TASK TO COMPLETE:
The material below holds pictures; leave them out and reproduce exactly the lines from the one with "Clone this chart in matplotlib." through the one with "ax.set_ylim(0, 1.0)", inclusive.

AVAILABLE DATA:
******

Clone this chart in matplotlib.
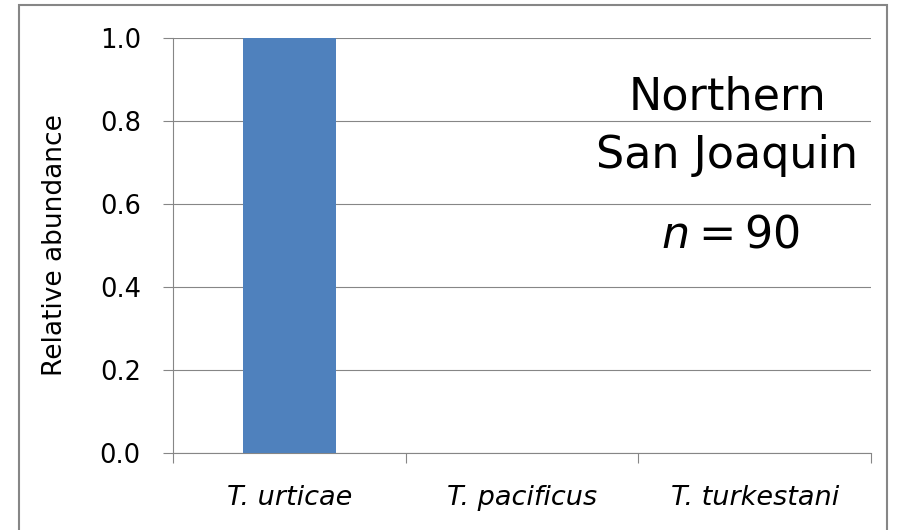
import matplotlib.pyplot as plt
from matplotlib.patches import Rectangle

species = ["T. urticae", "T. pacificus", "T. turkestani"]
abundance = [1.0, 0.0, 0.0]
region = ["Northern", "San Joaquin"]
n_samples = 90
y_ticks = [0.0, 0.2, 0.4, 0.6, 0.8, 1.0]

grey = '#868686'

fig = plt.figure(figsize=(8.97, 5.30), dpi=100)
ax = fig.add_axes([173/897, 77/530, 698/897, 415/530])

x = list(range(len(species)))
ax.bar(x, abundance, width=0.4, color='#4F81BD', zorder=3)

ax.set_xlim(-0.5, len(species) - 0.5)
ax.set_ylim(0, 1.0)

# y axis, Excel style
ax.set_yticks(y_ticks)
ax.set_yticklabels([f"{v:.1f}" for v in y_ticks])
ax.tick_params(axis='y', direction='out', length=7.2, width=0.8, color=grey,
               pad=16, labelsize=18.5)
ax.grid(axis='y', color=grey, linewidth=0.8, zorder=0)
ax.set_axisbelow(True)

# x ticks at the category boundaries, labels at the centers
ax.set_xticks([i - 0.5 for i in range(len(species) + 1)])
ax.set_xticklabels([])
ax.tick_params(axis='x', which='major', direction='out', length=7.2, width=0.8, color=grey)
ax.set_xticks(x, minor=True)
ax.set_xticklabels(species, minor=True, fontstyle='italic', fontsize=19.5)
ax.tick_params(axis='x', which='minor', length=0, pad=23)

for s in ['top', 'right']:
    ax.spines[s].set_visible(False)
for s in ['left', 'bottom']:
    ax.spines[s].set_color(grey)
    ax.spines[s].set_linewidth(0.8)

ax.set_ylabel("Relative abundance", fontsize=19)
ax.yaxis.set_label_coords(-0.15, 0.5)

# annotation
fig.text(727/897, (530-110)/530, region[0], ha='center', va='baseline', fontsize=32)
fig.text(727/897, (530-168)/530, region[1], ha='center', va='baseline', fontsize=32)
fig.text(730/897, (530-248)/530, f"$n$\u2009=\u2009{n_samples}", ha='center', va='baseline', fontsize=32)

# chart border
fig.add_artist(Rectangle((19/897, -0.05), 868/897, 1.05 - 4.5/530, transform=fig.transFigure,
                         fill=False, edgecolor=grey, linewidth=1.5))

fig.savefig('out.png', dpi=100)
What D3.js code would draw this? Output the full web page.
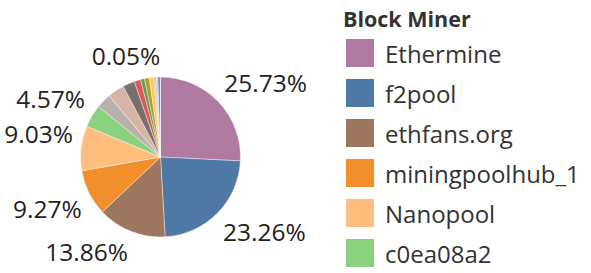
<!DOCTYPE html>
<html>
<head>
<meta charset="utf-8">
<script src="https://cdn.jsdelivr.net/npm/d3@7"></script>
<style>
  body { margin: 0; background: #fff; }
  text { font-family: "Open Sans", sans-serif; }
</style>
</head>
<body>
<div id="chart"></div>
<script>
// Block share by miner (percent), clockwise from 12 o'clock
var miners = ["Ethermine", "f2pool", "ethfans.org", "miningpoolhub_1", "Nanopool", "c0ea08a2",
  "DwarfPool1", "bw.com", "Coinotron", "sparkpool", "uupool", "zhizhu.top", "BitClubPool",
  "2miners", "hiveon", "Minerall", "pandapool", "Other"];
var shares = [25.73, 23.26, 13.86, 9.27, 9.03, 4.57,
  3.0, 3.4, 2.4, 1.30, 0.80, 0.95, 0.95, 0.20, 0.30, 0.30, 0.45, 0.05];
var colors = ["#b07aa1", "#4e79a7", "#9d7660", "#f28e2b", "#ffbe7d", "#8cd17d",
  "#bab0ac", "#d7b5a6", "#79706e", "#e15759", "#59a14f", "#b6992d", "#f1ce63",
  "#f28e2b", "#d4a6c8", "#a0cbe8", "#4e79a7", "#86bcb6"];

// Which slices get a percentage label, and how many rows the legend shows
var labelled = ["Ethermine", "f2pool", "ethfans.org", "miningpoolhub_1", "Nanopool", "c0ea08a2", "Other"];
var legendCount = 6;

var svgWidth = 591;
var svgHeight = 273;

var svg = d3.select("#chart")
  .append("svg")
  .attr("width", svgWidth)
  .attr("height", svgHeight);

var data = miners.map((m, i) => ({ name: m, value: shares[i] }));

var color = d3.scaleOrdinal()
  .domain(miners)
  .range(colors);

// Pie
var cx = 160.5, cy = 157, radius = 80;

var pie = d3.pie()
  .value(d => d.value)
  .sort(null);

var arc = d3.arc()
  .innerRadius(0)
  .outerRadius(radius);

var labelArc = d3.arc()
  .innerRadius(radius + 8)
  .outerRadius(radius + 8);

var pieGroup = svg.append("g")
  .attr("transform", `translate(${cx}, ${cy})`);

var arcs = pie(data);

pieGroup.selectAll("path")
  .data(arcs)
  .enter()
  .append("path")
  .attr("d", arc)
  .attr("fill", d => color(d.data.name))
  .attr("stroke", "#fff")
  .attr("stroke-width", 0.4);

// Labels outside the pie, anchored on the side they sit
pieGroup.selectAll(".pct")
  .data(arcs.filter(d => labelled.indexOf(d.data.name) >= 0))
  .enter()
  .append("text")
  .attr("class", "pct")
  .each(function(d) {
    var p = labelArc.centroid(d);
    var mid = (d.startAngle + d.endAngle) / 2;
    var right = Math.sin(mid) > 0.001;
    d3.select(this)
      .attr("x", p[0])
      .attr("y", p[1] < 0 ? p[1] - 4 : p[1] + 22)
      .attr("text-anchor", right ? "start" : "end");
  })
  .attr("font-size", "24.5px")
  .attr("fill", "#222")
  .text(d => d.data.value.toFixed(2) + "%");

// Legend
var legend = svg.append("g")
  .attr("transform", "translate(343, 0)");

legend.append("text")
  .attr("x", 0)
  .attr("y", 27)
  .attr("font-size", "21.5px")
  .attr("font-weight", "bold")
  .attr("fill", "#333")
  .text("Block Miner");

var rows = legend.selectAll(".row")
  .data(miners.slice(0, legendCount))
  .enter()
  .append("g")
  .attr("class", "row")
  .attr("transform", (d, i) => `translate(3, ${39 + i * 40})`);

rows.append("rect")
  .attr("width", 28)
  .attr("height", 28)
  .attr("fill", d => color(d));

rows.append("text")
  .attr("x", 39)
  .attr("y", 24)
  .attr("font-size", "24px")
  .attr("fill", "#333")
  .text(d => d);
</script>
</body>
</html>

******

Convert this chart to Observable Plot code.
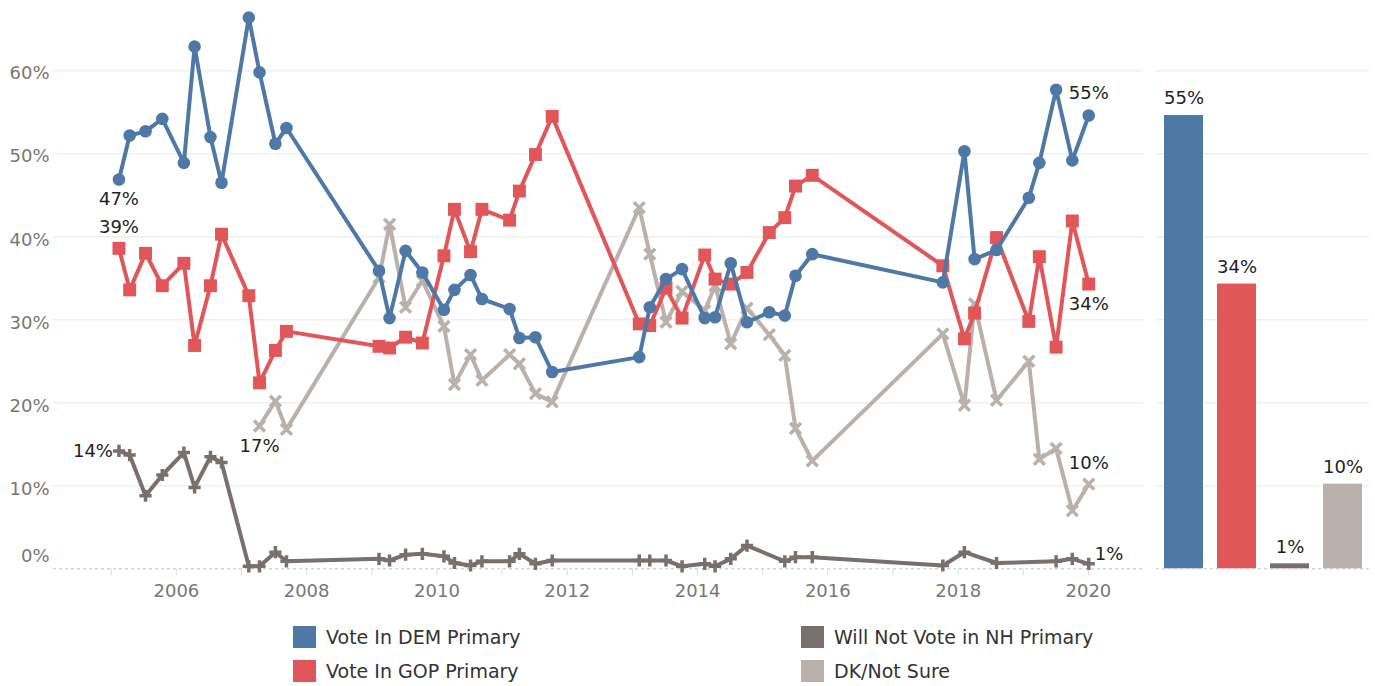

******

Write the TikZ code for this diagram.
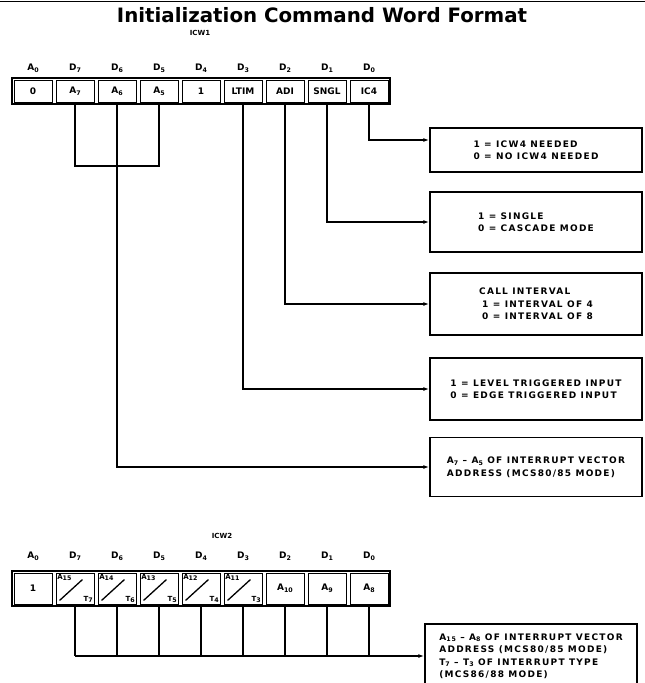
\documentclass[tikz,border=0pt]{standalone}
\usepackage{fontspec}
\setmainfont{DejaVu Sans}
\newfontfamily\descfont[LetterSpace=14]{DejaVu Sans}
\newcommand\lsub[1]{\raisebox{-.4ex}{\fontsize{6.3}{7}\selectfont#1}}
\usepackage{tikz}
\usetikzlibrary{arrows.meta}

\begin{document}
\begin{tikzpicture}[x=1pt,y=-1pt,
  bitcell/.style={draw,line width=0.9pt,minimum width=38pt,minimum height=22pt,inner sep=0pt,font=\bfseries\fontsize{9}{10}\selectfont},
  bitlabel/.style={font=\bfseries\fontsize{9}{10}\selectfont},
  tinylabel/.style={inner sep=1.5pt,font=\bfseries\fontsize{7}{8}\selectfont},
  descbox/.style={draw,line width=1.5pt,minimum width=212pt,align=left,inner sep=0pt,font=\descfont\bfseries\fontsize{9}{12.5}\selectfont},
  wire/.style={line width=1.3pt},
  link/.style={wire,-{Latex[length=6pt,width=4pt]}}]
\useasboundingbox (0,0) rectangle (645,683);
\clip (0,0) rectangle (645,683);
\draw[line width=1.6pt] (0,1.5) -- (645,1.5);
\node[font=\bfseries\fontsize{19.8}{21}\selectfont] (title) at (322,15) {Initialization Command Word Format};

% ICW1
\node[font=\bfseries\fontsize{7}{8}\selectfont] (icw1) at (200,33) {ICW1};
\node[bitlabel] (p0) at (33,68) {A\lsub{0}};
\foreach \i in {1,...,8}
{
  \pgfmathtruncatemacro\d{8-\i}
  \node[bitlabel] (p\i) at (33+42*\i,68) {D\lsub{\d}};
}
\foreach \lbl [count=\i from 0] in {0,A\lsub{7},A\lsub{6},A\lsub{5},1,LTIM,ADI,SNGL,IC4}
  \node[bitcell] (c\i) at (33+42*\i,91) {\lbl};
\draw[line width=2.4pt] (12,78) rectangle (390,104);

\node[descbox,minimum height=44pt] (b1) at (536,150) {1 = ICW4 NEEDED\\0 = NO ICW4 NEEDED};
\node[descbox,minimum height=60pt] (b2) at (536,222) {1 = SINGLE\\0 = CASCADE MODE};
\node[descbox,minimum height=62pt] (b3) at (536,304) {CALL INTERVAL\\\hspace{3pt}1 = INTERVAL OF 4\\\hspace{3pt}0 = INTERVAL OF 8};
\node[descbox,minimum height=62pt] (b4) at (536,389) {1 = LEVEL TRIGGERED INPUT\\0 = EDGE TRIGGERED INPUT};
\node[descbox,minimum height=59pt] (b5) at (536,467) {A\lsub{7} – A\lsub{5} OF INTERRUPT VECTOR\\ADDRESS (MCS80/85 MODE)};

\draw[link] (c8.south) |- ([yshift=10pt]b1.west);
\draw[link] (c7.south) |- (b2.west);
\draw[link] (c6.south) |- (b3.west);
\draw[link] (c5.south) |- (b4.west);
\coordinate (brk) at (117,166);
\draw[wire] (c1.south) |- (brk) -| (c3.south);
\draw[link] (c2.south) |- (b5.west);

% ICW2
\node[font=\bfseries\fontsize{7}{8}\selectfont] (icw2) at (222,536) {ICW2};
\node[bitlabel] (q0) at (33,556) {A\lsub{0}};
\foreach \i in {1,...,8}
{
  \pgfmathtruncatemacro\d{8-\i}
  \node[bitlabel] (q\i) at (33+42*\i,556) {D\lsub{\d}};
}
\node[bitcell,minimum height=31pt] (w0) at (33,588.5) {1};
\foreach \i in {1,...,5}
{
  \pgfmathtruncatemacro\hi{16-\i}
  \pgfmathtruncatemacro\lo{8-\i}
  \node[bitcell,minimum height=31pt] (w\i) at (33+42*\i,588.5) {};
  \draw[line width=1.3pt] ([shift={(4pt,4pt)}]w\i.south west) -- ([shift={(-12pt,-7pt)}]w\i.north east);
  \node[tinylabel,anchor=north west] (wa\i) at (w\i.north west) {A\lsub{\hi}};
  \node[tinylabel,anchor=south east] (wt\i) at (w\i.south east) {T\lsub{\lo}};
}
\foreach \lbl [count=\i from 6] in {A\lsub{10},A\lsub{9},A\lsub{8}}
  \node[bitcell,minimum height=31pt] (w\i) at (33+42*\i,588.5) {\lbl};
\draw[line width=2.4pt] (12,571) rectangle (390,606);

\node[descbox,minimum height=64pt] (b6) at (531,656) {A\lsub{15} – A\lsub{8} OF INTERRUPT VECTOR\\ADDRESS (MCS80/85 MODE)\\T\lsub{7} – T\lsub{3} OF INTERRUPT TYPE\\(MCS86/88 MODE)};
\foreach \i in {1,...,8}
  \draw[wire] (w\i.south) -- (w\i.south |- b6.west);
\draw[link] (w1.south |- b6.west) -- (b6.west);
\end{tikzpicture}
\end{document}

******

EXERCISE RESPONSE:
Clone this chart in matplotlib.
import matplotlib.pyplot as plt
from matplotlib.patches import Rectangle

species = ["T. urticae", "T. pacificus", "T. turkestani"]
abundance = [1.0, 0.0, 0.0]
region = ["Northern", "San Joaquin"]
n_samples = 90
y_ticks = [0.0, 0.2, 0.4, 0.6, 0.8, 1.0]

grey = '#868686'

fig = plt.figure(figsize=(8.97, 5.30), dpi=100)
ax = fig.add_axes([173/897, 77/530, 698/897, 415/530])

x = list(range(len(species)))
ax.bar(x, abundance, width=0.4, color='#4F81BD', zorder=3)

ax.set_xlim(-0.5, len(species) - 0.5)
ax.set_ylim(0, 1.0)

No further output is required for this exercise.